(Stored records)
···
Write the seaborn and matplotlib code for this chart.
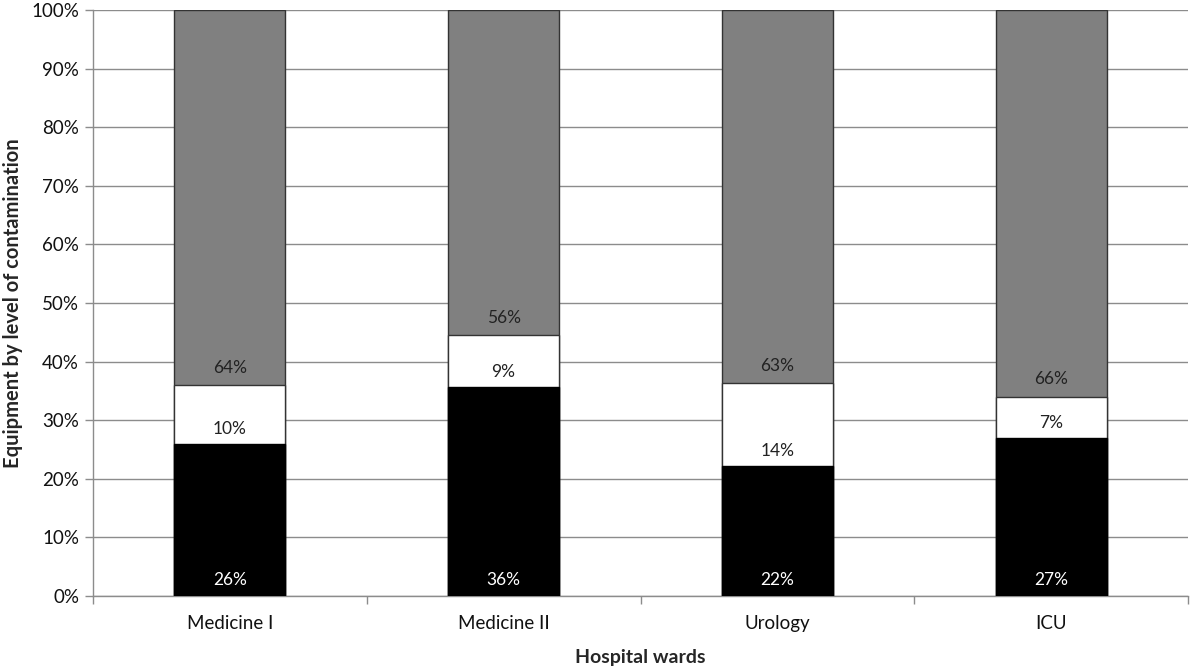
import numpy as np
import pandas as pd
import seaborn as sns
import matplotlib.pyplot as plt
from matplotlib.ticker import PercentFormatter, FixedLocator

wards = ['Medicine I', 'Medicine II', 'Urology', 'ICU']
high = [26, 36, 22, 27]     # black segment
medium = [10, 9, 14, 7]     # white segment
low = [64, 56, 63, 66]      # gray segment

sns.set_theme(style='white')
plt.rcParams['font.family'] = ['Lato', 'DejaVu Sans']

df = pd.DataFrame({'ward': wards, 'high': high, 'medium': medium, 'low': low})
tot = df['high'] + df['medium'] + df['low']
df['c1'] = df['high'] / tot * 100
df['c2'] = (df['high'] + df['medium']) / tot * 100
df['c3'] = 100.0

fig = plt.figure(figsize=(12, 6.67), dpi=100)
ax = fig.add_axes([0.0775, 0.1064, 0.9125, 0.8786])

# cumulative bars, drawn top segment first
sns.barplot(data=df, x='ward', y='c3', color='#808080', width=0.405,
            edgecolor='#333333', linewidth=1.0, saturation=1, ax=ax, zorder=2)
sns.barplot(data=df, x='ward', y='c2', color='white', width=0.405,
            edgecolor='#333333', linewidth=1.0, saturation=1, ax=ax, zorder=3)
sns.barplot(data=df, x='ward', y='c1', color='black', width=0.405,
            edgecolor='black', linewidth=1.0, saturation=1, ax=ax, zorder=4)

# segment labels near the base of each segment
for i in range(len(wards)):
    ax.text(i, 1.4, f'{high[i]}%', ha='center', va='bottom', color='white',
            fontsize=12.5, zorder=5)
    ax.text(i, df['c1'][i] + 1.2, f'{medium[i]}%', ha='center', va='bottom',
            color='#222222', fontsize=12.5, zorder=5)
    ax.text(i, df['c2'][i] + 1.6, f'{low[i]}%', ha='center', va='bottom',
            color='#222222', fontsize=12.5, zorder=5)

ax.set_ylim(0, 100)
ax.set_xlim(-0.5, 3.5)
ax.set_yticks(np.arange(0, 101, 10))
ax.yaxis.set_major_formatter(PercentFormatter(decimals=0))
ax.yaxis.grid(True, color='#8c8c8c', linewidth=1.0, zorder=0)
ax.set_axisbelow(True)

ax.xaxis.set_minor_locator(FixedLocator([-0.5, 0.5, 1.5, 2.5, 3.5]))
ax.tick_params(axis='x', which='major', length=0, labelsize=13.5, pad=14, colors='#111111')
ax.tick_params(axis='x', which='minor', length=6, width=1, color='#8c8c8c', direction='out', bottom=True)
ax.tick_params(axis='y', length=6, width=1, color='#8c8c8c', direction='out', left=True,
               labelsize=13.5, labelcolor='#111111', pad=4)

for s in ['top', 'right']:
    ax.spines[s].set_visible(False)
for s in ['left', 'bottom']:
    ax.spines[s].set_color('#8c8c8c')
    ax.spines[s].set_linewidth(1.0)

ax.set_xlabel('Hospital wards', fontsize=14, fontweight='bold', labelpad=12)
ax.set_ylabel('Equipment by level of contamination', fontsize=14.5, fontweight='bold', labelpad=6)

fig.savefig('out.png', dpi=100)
···
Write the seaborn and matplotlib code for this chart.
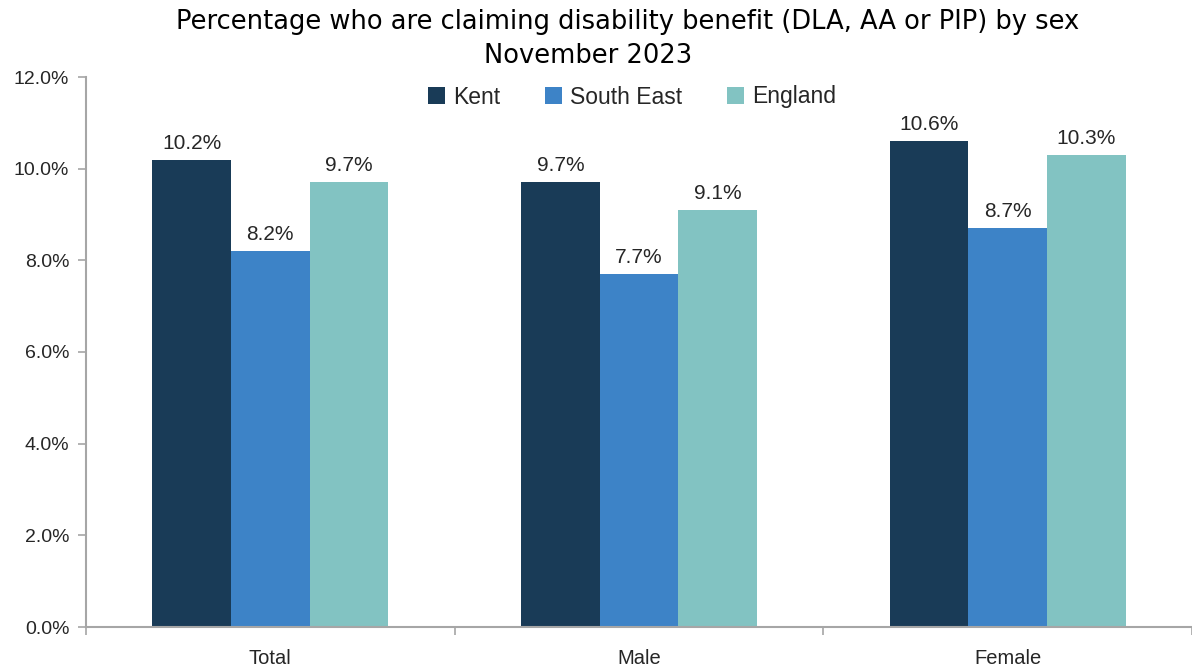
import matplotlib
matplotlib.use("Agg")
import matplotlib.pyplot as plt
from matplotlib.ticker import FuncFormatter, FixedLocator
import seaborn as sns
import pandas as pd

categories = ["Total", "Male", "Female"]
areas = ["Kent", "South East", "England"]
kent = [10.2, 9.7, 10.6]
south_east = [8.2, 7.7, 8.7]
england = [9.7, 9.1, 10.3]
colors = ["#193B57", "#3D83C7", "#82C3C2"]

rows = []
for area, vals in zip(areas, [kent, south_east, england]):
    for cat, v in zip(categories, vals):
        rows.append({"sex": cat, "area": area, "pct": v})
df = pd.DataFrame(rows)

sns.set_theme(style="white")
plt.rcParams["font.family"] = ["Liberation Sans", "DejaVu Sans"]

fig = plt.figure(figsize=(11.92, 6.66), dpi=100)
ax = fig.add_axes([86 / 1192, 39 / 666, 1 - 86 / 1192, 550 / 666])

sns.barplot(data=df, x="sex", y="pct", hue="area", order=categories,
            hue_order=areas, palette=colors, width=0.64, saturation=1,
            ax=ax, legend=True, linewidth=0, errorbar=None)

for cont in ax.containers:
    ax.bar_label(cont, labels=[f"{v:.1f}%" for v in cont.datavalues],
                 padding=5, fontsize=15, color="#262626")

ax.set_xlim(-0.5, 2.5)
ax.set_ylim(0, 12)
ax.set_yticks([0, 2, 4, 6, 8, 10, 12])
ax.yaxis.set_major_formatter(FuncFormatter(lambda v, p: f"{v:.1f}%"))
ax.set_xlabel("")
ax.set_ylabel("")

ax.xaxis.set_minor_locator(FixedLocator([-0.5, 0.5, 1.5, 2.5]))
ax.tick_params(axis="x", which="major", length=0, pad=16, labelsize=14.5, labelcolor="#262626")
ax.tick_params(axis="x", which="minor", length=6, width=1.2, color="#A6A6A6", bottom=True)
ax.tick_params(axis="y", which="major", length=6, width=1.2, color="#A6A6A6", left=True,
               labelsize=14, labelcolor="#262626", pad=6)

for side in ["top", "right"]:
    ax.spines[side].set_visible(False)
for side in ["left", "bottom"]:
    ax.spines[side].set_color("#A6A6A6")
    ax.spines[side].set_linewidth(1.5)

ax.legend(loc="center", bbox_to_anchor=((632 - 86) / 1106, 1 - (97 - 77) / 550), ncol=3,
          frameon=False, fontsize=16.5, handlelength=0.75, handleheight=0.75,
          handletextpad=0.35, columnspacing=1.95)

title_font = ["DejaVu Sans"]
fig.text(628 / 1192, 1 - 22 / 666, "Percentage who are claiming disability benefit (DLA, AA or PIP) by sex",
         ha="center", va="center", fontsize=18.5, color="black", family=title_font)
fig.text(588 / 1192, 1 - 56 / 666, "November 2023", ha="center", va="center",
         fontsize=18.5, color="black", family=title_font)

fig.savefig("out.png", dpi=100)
···
# THE REQUEST:
In the data above, count the lines where the word "matplotlib" appears; reply with the number only.

# RESULT OF THIS TASK:
8